Can anyone recommend a small keyboard with a track ball or even an air mouse for HTPC.

Thanks


----------



## micropage7 (Aug 15, 2011)

www.amazon.com/gp/aw/d/B000RPS4H4/ref=redir_mdp_mobile/189-5890553-3850529
104KEY USB Trackball Keyboard
Black


----------



## Jetster (Aug 15, 2011)

micropage7 said:


> www.amazon.com/gp/aw/d/B000RPS4H4/ref=redir_mdp_mobile/189-5890553-3850529
> 104KEY USB Trackball Keyboard
> Black



Any experience with this thing?


----------



## xBruce88x (Aug 16, 2011)

keyboards with trackballs

keyboards with touchpads


----------



## Jetster (Aug 19, 2011)

I ordered this

SIIG JK-WR0312-S1 Black Wireless Multi-Touchpad Mi...

Will do a review


----------



## erixx (Aug 19, 2011)

I have several:

TRUST is a brand you can trust, relay  (Dutch design...)
I have both the trackball and trackpad edition and they are rock solid.

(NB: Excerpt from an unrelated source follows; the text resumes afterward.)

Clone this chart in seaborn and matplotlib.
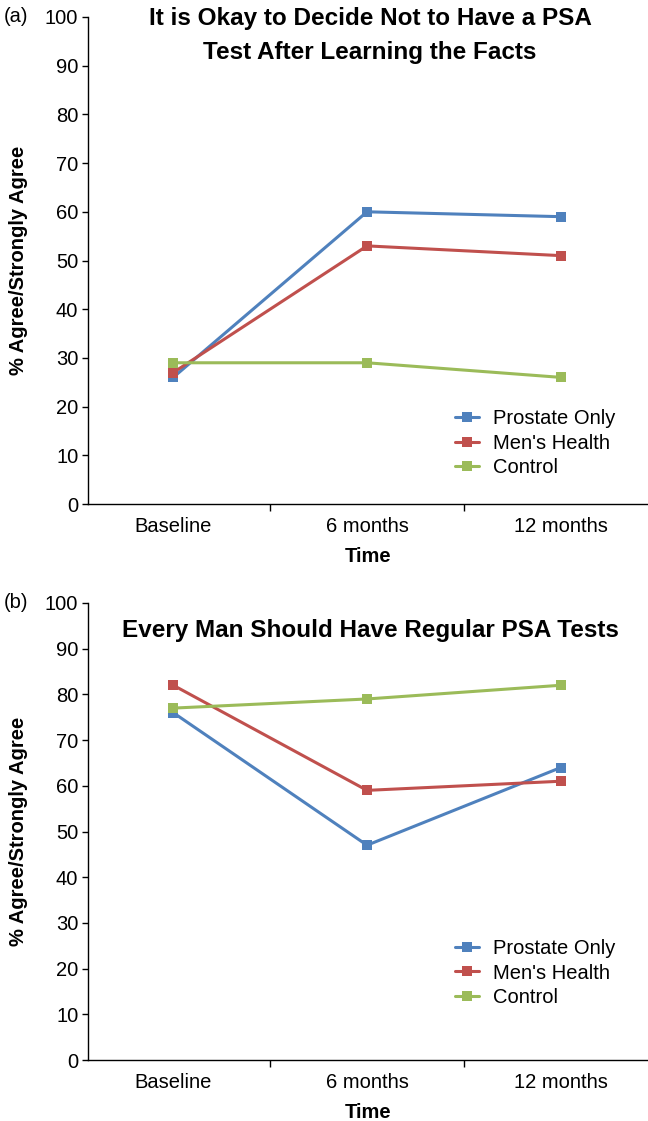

i-Move: stay away, it is flimsy and not well thought.  EDIT: they are sold under the IOGEAR brand at Newegg, ALERT!!!!!

then you have some Logitech, from medium to expensive, also nice.

Lenovo looks good, but very small if you type a lot.


----------



## Jetster (Aug 31, 2011)

Ok after a week with the SIIG JK-WR0312-S1 Black Wireless Multi-Touchpad Mi... I am totally happy. The touch pad is accurate and fast. It scrols with two fingers. Distance has not been a problem. Can use from anywhere in the room.


----------